(Entries with chart source code)
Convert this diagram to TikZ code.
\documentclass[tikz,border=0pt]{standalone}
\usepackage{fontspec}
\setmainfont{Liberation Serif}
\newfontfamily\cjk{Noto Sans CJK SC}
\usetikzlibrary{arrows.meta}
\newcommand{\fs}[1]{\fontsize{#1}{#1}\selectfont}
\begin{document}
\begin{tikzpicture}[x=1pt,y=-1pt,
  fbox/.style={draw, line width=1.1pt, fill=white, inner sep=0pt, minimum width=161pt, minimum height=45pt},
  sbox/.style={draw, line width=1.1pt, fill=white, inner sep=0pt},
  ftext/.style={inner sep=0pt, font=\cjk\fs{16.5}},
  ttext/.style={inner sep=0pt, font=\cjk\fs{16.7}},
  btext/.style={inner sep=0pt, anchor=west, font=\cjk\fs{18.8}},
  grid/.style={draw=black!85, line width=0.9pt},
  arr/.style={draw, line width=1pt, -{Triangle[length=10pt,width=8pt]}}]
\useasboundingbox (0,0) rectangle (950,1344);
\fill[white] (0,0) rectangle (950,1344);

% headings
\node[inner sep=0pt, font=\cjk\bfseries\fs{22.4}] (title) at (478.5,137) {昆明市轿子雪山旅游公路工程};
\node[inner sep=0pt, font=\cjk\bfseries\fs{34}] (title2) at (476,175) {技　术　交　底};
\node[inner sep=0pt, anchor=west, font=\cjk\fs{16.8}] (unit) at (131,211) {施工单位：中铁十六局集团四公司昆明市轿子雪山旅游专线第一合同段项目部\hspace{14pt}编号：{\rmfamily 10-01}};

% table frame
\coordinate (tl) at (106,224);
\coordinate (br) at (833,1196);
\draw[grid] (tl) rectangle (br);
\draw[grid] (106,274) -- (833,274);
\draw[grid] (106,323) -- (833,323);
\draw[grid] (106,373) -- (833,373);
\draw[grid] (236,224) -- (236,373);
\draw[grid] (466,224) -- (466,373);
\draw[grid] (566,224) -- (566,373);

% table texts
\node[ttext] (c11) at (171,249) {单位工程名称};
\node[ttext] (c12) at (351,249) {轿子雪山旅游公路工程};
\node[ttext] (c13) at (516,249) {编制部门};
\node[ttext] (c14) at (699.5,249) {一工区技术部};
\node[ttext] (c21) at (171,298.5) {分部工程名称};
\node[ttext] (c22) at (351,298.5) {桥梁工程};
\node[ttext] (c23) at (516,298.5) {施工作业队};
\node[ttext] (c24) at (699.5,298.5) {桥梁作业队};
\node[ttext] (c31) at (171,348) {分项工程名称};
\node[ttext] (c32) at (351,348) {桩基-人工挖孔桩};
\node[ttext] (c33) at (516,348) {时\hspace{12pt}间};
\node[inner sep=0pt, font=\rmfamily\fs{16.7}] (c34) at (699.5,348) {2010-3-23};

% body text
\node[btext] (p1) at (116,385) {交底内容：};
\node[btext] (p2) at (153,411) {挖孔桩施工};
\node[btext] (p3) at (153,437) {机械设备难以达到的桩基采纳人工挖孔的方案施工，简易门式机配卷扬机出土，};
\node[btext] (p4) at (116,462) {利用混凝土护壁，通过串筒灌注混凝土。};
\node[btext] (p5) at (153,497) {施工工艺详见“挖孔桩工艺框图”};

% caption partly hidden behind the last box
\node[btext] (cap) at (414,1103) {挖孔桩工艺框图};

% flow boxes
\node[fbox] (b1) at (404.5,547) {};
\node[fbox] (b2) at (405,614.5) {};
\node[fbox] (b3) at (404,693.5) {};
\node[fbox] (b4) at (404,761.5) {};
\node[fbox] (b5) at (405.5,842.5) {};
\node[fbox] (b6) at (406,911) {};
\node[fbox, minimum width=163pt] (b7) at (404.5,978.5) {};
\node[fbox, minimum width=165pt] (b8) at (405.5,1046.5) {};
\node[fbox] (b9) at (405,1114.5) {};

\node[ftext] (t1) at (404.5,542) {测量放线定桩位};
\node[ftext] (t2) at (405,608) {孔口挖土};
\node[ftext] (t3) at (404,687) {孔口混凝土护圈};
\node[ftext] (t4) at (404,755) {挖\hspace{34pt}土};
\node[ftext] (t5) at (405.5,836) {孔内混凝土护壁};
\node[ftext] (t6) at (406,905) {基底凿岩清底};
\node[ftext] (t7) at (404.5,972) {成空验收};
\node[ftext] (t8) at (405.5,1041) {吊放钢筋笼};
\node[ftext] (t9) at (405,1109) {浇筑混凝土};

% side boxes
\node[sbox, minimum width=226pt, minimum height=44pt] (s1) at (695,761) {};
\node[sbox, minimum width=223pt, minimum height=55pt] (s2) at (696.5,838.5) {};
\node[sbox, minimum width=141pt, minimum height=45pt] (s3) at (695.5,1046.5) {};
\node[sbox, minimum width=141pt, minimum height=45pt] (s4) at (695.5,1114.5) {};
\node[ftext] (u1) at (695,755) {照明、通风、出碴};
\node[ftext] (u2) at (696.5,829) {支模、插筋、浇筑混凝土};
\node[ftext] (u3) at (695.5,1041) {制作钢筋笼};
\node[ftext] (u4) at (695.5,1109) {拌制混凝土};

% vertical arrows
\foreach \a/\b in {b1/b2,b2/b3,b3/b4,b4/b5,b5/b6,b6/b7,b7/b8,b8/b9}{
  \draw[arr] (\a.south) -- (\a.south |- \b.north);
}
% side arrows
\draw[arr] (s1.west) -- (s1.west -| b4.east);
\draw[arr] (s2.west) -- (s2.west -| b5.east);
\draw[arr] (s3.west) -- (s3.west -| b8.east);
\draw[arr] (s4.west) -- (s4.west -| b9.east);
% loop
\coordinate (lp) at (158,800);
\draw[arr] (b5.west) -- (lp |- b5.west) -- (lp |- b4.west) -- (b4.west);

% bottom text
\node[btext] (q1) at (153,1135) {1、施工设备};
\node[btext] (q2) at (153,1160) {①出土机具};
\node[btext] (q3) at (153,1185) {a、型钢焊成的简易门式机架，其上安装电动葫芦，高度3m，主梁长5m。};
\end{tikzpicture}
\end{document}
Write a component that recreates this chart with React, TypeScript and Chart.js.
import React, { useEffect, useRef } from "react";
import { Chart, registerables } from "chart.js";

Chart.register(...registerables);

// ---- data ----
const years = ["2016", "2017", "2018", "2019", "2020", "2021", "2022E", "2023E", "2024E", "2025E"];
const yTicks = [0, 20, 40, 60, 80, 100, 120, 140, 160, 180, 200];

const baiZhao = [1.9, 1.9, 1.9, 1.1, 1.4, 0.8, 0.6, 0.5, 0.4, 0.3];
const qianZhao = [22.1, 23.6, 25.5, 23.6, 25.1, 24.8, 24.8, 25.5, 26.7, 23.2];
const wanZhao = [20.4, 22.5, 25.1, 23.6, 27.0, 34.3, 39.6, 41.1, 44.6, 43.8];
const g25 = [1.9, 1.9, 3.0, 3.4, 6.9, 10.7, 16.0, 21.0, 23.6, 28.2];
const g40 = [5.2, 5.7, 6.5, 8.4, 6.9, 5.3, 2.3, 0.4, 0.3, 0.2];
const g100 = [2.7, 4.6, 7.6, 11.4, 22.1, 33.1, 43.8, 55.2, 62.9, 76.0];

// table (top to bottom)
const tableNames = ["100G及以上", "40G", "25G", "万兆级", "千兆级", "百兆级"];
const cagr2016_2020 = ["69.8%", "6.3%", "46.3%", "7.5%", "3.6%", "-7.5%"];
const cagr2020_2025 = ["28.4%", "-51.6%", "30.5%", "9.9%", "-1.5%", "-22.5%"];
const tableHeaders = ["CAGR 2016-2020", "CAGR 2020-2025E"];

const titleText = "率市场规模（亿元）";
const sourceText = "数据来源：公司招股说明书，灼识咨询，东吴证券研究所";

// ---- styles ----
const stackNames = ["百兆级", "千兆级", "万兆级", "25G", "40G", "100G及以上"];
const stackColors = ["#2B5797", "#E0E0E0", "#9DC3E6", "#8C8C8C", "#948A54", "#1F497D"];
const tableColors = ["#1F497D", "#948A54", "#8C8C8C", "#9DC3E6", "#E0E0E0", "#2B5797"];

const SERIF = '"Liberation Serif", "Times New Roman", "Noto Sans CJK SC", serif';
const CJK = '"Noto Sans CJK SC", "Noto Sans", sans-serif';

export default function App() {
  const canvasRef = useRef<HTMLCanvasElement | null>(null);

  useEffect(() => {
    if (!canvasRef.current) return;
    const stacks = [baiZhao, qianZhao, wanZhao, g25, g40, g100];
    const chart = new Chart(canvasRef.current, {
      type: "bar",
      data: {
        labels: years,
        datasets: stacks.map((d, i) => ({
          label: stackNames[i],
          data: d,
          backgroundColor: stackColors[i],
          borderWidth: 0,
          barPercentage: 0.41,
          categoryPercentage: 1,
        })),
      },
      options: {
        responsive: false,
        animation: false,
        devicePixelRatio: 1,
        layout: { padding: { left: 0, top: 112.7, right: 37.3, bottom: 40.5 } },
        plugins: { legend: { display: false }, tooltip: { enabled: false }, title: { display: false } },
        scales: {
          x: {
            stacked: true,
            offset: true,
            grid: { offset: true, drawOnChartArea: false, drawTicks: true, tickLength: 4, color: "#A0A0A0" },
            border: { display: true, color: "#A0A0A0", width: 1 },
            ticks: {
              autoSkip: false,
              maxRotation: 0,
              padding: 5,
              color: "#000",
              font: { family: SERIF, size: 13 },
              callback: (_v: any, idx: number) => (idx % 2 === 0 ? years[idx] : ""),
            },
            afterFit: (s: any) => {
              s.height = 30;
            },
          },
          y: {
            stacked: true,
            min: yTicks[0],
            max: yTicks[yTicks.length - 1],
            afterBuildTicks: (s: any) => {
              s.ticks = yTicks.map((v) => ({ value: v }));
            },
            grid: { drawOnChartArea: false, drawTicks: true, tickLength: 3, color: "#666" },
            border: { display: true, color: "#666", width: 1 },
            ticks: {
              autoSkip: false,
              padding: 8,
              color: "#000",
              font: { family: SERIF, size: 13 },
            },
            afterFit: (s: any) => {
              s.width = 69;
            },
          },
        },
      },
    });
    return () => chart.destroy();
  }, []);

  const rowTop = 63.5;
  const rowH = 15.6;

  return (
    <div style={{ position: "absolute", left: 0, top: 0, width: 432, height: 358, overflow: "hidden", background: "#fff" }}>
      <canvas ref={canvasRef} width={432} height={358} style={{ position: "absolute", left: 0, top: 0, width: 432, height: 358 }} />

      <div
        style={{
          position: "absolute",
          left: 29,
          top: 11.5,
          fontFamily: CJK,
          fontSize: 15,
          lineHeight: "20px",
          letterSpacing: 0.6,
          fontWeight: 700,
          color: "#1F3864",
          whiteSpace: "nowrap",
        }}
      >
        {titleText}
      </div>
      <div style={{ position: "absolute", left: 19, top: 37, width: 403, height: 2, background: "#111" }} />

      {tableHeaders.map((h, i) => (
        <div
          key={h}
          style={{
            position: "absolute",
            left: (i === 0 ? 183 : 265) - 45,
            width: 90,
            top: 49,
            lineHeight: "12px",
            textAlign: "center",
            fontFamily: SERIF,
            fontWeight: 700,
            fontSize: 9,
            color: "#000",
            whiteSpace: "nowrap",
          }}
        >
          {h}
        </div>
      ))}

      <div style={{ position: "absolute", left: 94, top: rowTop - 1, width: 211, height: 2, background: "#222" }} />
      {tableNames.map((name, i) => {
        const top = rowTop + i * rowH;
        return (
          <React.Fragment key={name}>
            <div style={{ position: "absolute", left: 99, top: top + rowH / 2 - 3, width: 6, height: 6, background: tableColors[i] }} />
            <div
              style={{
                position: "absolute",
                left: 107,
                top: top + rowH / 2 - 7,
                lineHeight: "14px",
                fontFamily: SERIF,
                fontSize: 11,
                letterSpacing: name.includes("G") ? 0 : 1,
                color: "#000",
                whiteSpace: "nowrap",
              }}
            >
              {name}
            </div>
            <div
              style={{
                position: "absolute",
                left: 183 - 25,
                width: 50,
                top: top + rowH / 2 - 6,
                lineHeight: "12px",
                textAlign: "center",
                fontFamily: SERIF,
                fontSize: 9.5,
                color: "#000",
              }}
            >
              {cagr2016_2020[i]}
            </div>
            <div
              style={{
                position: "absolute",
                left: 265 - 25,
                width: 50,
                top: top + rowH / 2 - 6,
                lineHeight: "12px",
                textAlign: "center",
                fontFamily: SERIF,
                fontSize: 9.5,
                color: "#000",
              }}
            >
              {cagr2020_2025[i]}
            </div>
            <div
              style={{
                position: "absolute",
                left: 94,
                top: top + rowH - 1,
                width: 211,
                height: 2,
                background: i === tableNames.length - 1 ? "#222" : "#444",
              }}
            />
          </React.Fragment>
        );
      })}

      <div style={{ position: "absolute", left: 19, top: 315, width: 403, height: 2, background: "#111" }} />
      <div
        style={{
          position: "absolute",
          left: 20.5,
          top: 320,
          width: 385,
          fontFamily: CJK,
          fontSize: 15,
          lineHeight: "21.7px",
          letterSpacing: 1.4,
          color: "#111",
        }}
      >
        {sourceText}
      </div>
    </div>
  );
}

-- WHAT YOU HAVE TO DO --
Return nothing but the lines from the first line of the listing through the line with "(566,224) -- (566,373);", please, keeping every one of them unchanged.

-- REPLY --
Convert this diagram to TikZ code.
\documentclass[tikz,border=0pt]{standalone}
\usepackage{fontspec}
\setmainfont{Liberation Serif}
\newfontfamily\cjk{Noto Sans CJK SC}
\usetikzlibrary{arrows.meta}
\newcommand{\fs}[1]{\fontsize{#1}{#1}\selectfont}
\begin{document}
\begin{tikzpicture}[x=1pt,y=-1pt,
  fbox/.style={draw, line width=1.1pt, fill=white, inner sep=0pt, minimum width=161pt, minimum height=45pt},
  sbox/.style={draw, line width=1.1pt, fill=white, inner sep=0pt},
  ftext/.style={inner sep=0pt, font=\cjk\fs{16.5}},
  ttext/.style={inner sep=0pt, font=\cjk\fs{16.7}},
  btext/.style={inner sep=0pt, anchor=west, font=\cjk\fs{18.8}},
  grid/.style={draw=black!85, line width=0.9pt},
  arr/.style={draw, line width=1pt, -{Triangle[length=10pt,width=8pt]}}]
\useasboundingbox (0,0) rectangle (950,1344);
\fill[white] (0,0) rectangle (950,1344);

% headings
\node[inner sep=0pt, font=\cjk\bfseries\fs{22.4}] (title) at (478.5,137) {昆明市轿子雪山旅游公路工程};
\node[inner sep=0pt, font=\cjk\bfseries\fs{34}] (title2) at (476,175) {技　术　交　底};
\node[inner sep=0pt, anchor=west, font=\cjk\fs{16.8}] (unit) at (131,211) {施工单位：中铁十六局集团四公司昆明市轿子雪山旅游专线第一合同段项目部\hspace{14pt}编号：{\rmfamily 10-01}};

% table frame
\coordinate (tl) at (106,224);
\coordinate (br) at (833,1196);
\draw[grid] (tl) rectangle (br);
\draw[grid] (106,274) -- (833,274);
\draw[grid] (106,323) -- (833,323);
\draw[grid] (106,373) -- (833,373);
\draw[grid] (236,224) -- (236,373);
\draw[grid] (466,224) -- (466,373);
\draw[grid] (566,224) -- (566,373);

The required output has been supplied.